さて、先日
アライメント調整をしたと書いた訳ですが、
その一週間後にはもう一回アライメント調整しちゃってたりしてて、
会う人会う人に「何が気に入らなかったの?」と訊かれます。
そりゃそうですよね。
アライメント調整すると数万円の工賃が掛かる訳で、
そうそう頻繁に調整する人は滅多に居ないというか、
私の周りでも、私以外にやってる人を見た事がありません(爆)
その度に「仮想キングピン角を弄ってスクラブ半径の調整をした」と説明してるんですが、
説明してても、こりゃ伝わってないな…という雰囲気ですので、
改めて文章にしてご説明してみようかと思います。
アライメント調整をした事がある方ならデータシートをお持ちかと思いますが、
そこには仮想キングピン角はKPIまたはSAIと表示されてます。
テスターの種類によってはこれが記載されてない事もあるかもしれません。
で、この仮想キングピン角とは言葉通り仮想キングピン軸の角度を表してるんですが、
キングピン角とかキングピン軸という言葉の前に仮想と書かれてるのが気になりますね?
そう、最近の車にはキングピンという物が付いてないんです。
大昔の車や、現在でもトラックなんかにはキングピンという部品が存在するんですが、
最近の乗用車では他の部品の構成によって省略する事ができるので、
わざわざキングピンという部品が取り付けられてないんです。
しかし今でも仮想という形で名前が残ってるという事は、
それなりに重要な意味を持っています。
この仮想キングピン軸を一言で言うと、
ステアリングを切ると、この軸を中心にタイヤが左右に回転するようになってます。
ダブルウィッシュボーンやマルチリンクを含めると面倒な話になるので、
スバルの車に使われてるストラット形式を例にすると、
フロントのダンパーの頭と、ロアアーム先端のボールジョイントを繋いだ線が
仮想キングピン軸で、これを中心にしてタイヤが左右に回転しています。

(借り物の画像なんですが、問題があるようなら消します。)
この画像ではオレンジ色の線が仮想キングピン軸なんですが、
タイヤの中心線の内側で地面に接してるように描かれてますが、
最近の車では大体タイヤの中心付近で地面に接地するように設定されてます。
というのも、この接地点がタイヤの中心から離れてれば離れてる程、
タイヤに前後方向の力が加わると勝手にタイヤが左右に回転しようとしますからハンドルが取られます。

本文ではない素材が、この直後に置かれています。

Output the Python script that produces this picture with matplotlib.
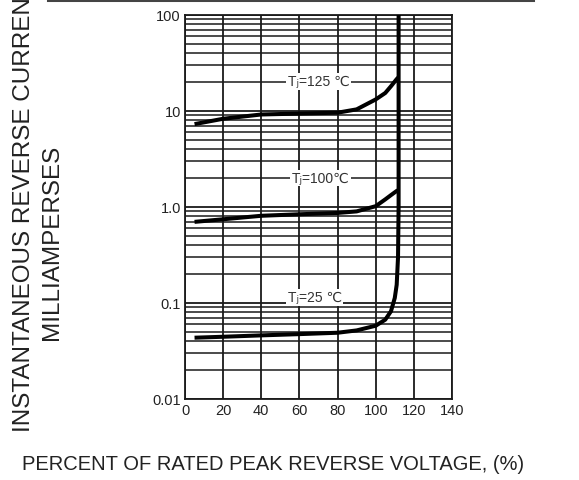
import numpy as np
import matplotlib.pyplot as plt
from matplotlib.ticker import FixedLocator, LogLocator, NullFormatter

plt.rcParams['font.family'] = ['Liberation Sans', 'DejaVu Sans', 'Noto Sans CJK SC']

# percent of rated peak reverse voltage
v_125 = [5, 20, 40, 60, 80, 90, 100, 105, 108, 111, 112]
i_125 = [7.3, 8.3, 9.2, 9.4, 9.6, 10.4, 13.2, 15.4, 18.1, 21.5, 22.5]

v_100 = [5, 20, 40, 60, 80, 90, 100, 105, 108, 111, 112]
i_100 = [0.70, 0.745, 0.81, 0.84, 0.867, 0.90, 1.02, 1.20, 1.33, 1.47, 1.5]

v_25 = [5, 20, 40, 60, 80, 90, 100, 105, 108, 110, 111, 111.7, 112, 112]
i_25 = [0.0435, 0.0445, 0.046, 0.0474, 0.049, 0.0518, 0.058, 0.067, 0.082, 0.113, 0.155, 0.3, 1.0, 100]

labels = ['T\u2c7c=125 \u2103', 'T\u2c7c=100\u2103', 'T\u2c7c=25 \u2103']
label_x = [70, 71, 68]
label_y = [20.3, 2.0, 0.115]

xticks = [0, 20, 40, 60, 80, 100, 120, 140]
yticks = [0.01, 0.1, 1, 10, 100]
ytick_labels = ['0.01', '0.1', '1.0', '10', '100']

fig = plt.figure(figsize=(5.79, 4.81), dpi=100)
ax = fig.add_axes([185/579, 1 - 400/481, 267/579, 384/481])

gc = '#1a1a1a'
for vv, ii in [(v_125, i_125), (v_100, i_100), (v_25, i_25)]:
	ax.plot(vv, ii, color='black', lw=2.9, solid_capstyle='butt', zorder=3)

ax.set_yscale('log')
ax.set_xlim(0, 140)
ax.set_ylim(0.01, 100)
ax.xaxis.set_major_locator(FixedLocator(xticks))
ax.yaxis.set_major_locator(FixedLocator(yticks))
ax.set_yticklabels(ytick_labels)
ax.yaxis.set_minor_locator(LogLocator(base=10, subs=np.arange(2, 10)))
ax.yaxis.set_minor_formatter(NullFormatter())
ax.grid(True, which='major', axis='both', color=gc, lw=1.3)
ax.grid(True, which='minor', axis='y', color=gc, lw=1.1)
ax.set_axisbelow(True)
ax.tick_params(which='both', length=0, labelsize=10.5, colors='#222222')
ax.tick_params(axis='x', pad=3)
ax.tick_params(axis='y', pad=3)
for s in ax.spines.values():
	s.set_color(gc)
	s.set_linewidth(1.3)

for txt, tx, ty in zip(labels, label_x, label_y):
	ax.text(tx, ty, txt, fontsize=10, color='#333333', ha='center', va='center',
			bbox=dict(facecolor='white', edgecolor='none', pad=1.0), zorder=4)

# axis titles
fig.text(24.5/579, 1 - 432/481, 'INSTANTANEOUS REVERSE CURRENT,', rotation=90,
		 ha='center', va='bottom', fontsize=17.5, color='#222222')
fig.text(52/579, 1 - 242/481, 'MILLIAMPERSES', rotation=90,
		 ha='center', va='center', fontsize=17.5, color='#222222')
fig.text(273/579, 1 - 464/481, 'PERCENT OF RATED PEAK REVERSE VOLTAGE, (%)',
		 ha='center', va='center', fontsize=14.5, color='#222222')

# dark rule at the very top
fig.add_artist(plt.Line2D([48/579, 533/579], [1 - 1.2/481, 1 - 1.2/481],
						  transform=fig.transFigure, color='#444444', lw=2.2))

fig.savefig('out.png', dpi=100)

つまり、タイヤの回転軸の中心がタイヤの接地面の中心にあれば、
例えタイヤに前後方向の力が加わったとしても影響は少ないですが、
この回転軸の中心が接地面の中心からズレてればズレてる程、
スロットルを踏んだりブレーキングしたりしてタイヤに前後方向の力が加わった時に、
この回転軸を中心にして勝手にタイヤが左右に回転しようとしてしまう訳です。
路面の状況によっても勝手にタイヤが左右に回転しようとするんですが、
左右のタイヤに掛かる力が完全に等しければ、
左右のタイヤそれぞれが反対方向に同じだけ回転しようとするのでバランスが取れますが、
そんな状況はまずありえないので力が強い方に回転しようとします。
社外品のインセットが大きく違うホイールに換えてツライチにしたら
轍やブレーキングでハンドルが取られるようになったというのは、
仮想キングピン軸の接地点とタイヤの中心が大きく離れて、
スクラブ半径が大きくなった事が原因なんですね。
車高を下げたり、ピロアッパーでキャンバーを調整したりすれば仮想キングピン角は変化しますし、
ホイールのインセットを変えるとタイヤの中心点が移動しますので、
この関係というかバランスが変化する可能性が大いにあります。
逆に言うと、純正のキャンバー調整機構やピロアッパーを駆使して、
上手い事ゼロスクラブに持っていければ、
(仮想キングピン軸の接地点とタイヤの中心点を同じにできれば)
路面が荒れてようが轍があろうがビタッと安定するようになりますよ。
試しに車が停止した状態でステアリングを左右に据え切りしてからジャッキアップすると、
タイヤが地面に擦れた跡から、どこを中心にしてタイヤが回転してるか分かると思います。
その中心をタイヤの中心に近付ければ近付ける程快適に走れるようになると思います。
快適に走れますって言い方もアレですが、
要するに駆動力や減速力、路面の走行抵抗といったタイヤの前後方向に加わる力が、
ステアリングの操舵感覚に影響を与えづらくなるって事です。
ちなみに車高調を組んで車高を落としつつ、
ホイールのインセットを減らしてツライチにしてる場合なんかは、
完全にゼロスクラブまで持っていく事は難しいと思いますが、
純正のキャンバー調整機構で目一杯ポジティブキャンバー方向に振った上で、
ピロアッパーで希望のキャンバーにセットするとゼロスクラブに近付くようですよ。